On Saturday and Sunday at the IETF there always is a Hackathon. This time at IETF-98 members of the MAMI consoritum were working on the implementation of the “connection identifier” in DTLS, a fairly recent proposal Hannes Tschofenig, Nikos Mavrogiannopoulos, and Thomas Fossati brought to the TLS working group.
The problem this proposal addresses is that an end-to-end DTLS session may silently die because an on-path Network Address Translation (NAT) middlebox dropped state after a (relatively) short period of quiescence. There is known trouble with UDP, as transport used by DTLS, that in-network state for this kind of traffic tends to vanish much more quickly than its TCP counterpart. As an example, the default timeout settings in the latest Linux kernel are 5 days for TCP and only 3 minutes for UDP — that is, three orders of magnitude!
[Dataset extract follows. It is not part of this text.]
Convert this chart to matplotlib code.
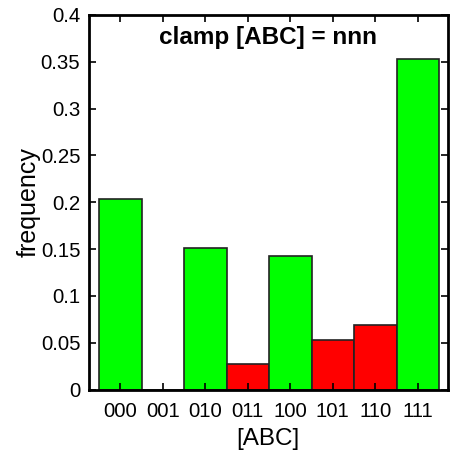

Obviously, there is a good reason for that: since UDP is connectionless, layer 4 devices have no way to possibly track a “connection” other than deep inspecting the flow, which is a pretty expensive activity. So it’s simpler for it to leave the onus of proving that a given UDP 4-tuple has an associated connection to the endpoints, by forcing them to regularly move bytes across. This state of affairs is clearly far from ideal for DTLS because, when a timeout happens in the NAT box, the victim endpoints need to re-negotiate a new crypto session context.
While this is generally annoying, it becomes even more nasty in cases where the client is a resource constrained, battery operated IoT device that woke up from its sleep cycle only to find its session doesn’t work anymore… The second nuisance is that the state that is dropped on the NAT box immediately becomes dead state in the server, consuming precious resources in vain. So, one popular workaround is to create synthetic “keep-alive” traffic, for example using the TLS heartbeat extension. This technique is a) not very robust (choosing the right keep-alive clocking depends on many external factors), and b) certainly, not affordable at smaller device scales, where waking up the “thing” to keep the NAT binding happy has the potential to quickly drain its battery.
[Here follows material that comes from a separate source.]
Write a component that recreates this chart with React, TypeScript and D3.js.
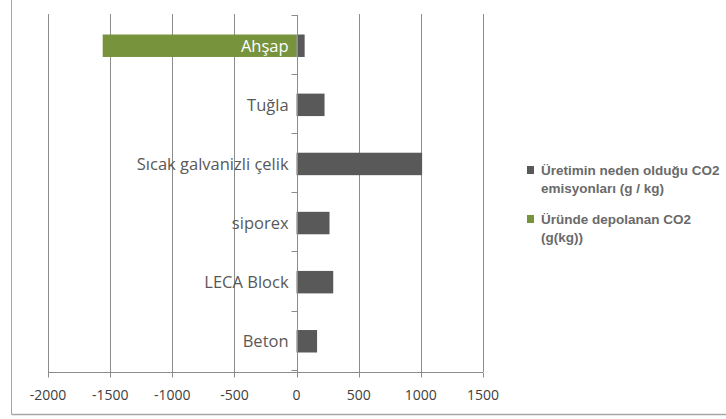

Our solution – provide a connection identifier! We propose to add a 32-bits blob that does one very simple thing: it decouples the DTLS session from the underlying 4-tuple, making it possible for the endpoints to dispatch incoming UDP traffic to the correct crypto session independently of any change in the underlying UDP address.
Sounds simple, right? Yes, conceptually — apart from the birthday paradox hitting hard at large scales (see https://tools.ietf.org/html/draft-mavrogiannopoulos-tls-cid-00#section-4). What we discovered at the Hackathon is that backporting it to an existing stack (ARM’s mbedTLS) can be more difficult than expected if one needs to maintain API compatibility.
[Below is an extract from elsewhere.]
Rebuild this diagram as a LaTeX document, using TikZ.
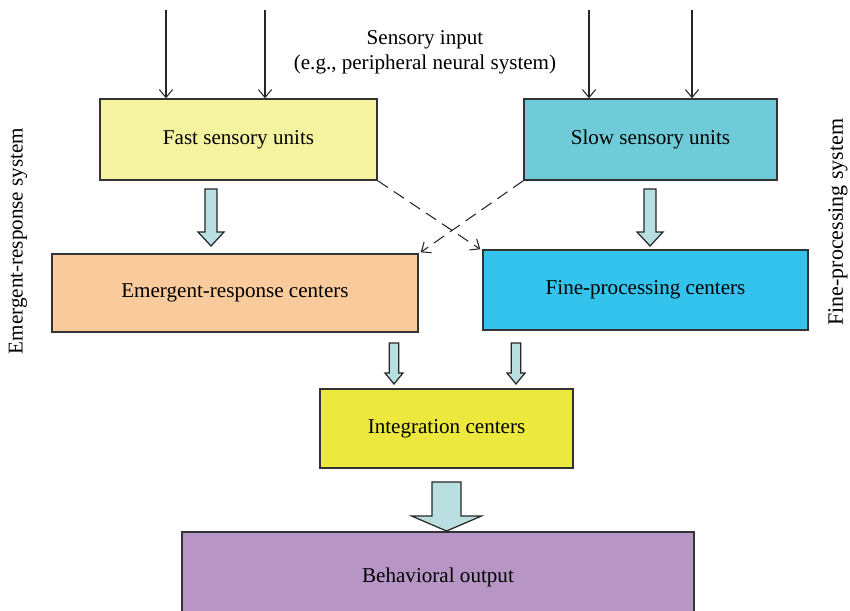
\documentclass[tikz,border=0pt]{standalone}
\usepackage{fontspec}
\setmainfont{Liberation Serif}
\usepackage{tikz}
\usepackage{xcolor}
\usetikzlibrary{calc, arrows.meta, positioning}
\definecolor{fastyellow}{RGB}{245, 243, 160}
\definecolor{slowcyan}{RGB}{112, 203, 216}
\definecolor{emergorange}{RGB}{249, 203, 156}
\definecolor{fineblue}{RGB}{51, 195, 237}
\definecolor{integyellow}{RGB}{237, 232, 62}
\definecolor{outpurple}{RGB}{183, 150, 198}
\definecolor{arrowfill}{RGB}{185, 223, 225}
\tikzstyle{unitbox} = [rectangle, minimum height=1.6cm, text centered, draw=black!80, line width=0.8pt, font=\fontsize{12}{14}\selectfont]
\tikzstyle{fatarrow} = [draw=black!85, fill=arrowfill, line width=0.7pt, line join=miter]
\tikzstyle{arrow} = [black!85, line width=0.6pt, -{Straight Barb[length=4.5pt, width=7.5pt]}]
\tikzstyle{crossarrow} = [arrow, dash pattern=on 7pt off 4pt]
% block arrow: top, tip, shaft half width, head half width, head length (cm)
\newcommand{\fatdown}[5]{%
  \draw[fatarrow] let \p1=(#1), \p2=(#2) in
    ({\x1-#3cm},{\y1}) -- ({\x1+#3cm},{\y1}) -- ({\x1+#3cm},{\y2+#5cm})
    -- ({\x1+#4cm},{\y2+#5cm}) -- (\x2,\y2) -- ({\x1-#4cm},{\y2+#5cm})
    -- ({\x1-#3cm},{\y2+#5cm}) -- cycle;}

\begin{document}
\begin{tikzpicture}
        \useasboundingbox (0,0) rectangle (17,-12.2);
        % Sensory units
        \node[unitbox, fill=fastyellow, minimum width=5.54cm, minimum height=1.62cm] (fast) at (4.77,-2.79) {Fast sensory units};
        \node[unitbox, fill=slowcyan, minimum width=5.06cm, minimum height=1.62cm] (slow) at (13.01,-2.79) {Slow sensory units};

        % Centers
        \node[unitbox, fill=emergorange, minimum width=7.32cm, minimum height=1.56cm] (emergent) at (4.70,-5.86) {Emergent-response centers};
        \node[unitbox, fill=fineblue, minimum width=6.50cm] (fine) at (12.91,-5.80) {Fine-processing centers};
        \node[unitbox, fill=integyellow, minimum width=5.06cm, minimum height=1.58cm] (integ) at (8.93,-8.57) {Integration centers};
        \node[unitbox, fill=outpurple, minimum width=10.24cm, minimum height=1.8cm] (output) at (8.76,-11.54) {Behavioral output};

        % Sensory input
        \node[font=\fontsize{12}{14.5}\selectfont, align=center] (input) at (8.5,-1.05) {Sensory input\\(e.g., peripheral neural system)};
        \coordinate (in1) at (3.32,-0.2);
        \coordinate (in2) at (5.30,-0.2);
        \coordinate (in3) at (11.78,-0.2);
        \coordinate (in4) at (13.84,-0.2);
        \draw[arrow] (in1) -- (in1 |- fast.north);
        \draw[arrow] (in2) -- (in2 |- fast.north);
        \draw[arrow] (in3) -- (in3 |- slow.north);
        \draw[arrow] (in4) -- (in4 |- slow.north);

        % Block arrows
        \coordinate (fasttop) at (4.22,-3.78);
        \coordinate (fasttip) at (4.22,-4.92);
        \coordinate (slowtop) at (13.0,-3.78);
        \coordinate (slowtip) at (13.0,-4.92);
        \coordinate (emergtop) at (7.88,-6.86);
        \coordinate (emergtip) at (7.88,-7.68);
        \coordinate (finetop) at (10.32,-6.86);
        \coordinate (finetip) at (10.32,-7.68);
        \coordinate (integtop) at (8.93,-9.64);
        \coordinate (integtip) at (8.93,-10.62);
        \fatdown{fasttop}{fasttip}{0.12}{0.26}{0.28}
        \fatdown{slowtop}{slowtip}{0.12}{0.26}{0.28}
        \fatdown{emergtop}{emergtip}{0.095}{0.18}{0.22}
        \fatdown{finetop}{finetip}{0.095}{0.18}{0.22}
        \fatdown{integtop}{integtip}{0.29}{0.70}{0.30}

        % Cross connections
        \draw[crossarrow] (fast.south east) -- ([xshift=-0.04cm]fine.north west);
        \draw[crossarrow] (slow.south west) -- ([xshift=0.04cm, yshift=0.02cm]emergent.north east);

        % Side labels
        \node[rotate=90, font=\fontsize{12}{14}\selectfont] (leftlabel) at (0.36,-4.82) {Emergent-response system};
        \node[rotate=90, font=\fontsize{12.5}{14}\selectfont] (rightlabel) at (16.76,-4.44) {Fine-processing system};
    \end{tikzpicture}
\end{document}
Another practical complication is signaling the wire format change to the receiving endpoint so that it can parse the incoming frame correctly. This is easy when you can make breaking changes (for example, when transitioning from 1.2 to 1.3). Not as much if you have to maintain backwards compatibility with existing and deployed versions of the protocol. We have been discussing a couple of possible solutions around this issue — namely: using the Version field, or moving to an extensible record layer format. We are still undecided on what “the right” approach would be.
Note that there are interesting privacy implications related to using a visible and potentially long-term identifier due to the obvious linkability properties of such a construct. Even if not all the use cases are problematic in this respect, some of them are, and thus we designed (but not yet implemented) a privacy friendly connection identifier based on HMAC-based One-time Password (HOTP) which can be rotated at client’s will at any point in time.
Enough with the babbling! If you read up to this point you will be glad to know the hackathon judges rewarded our herculean effort with the first prize. Yay!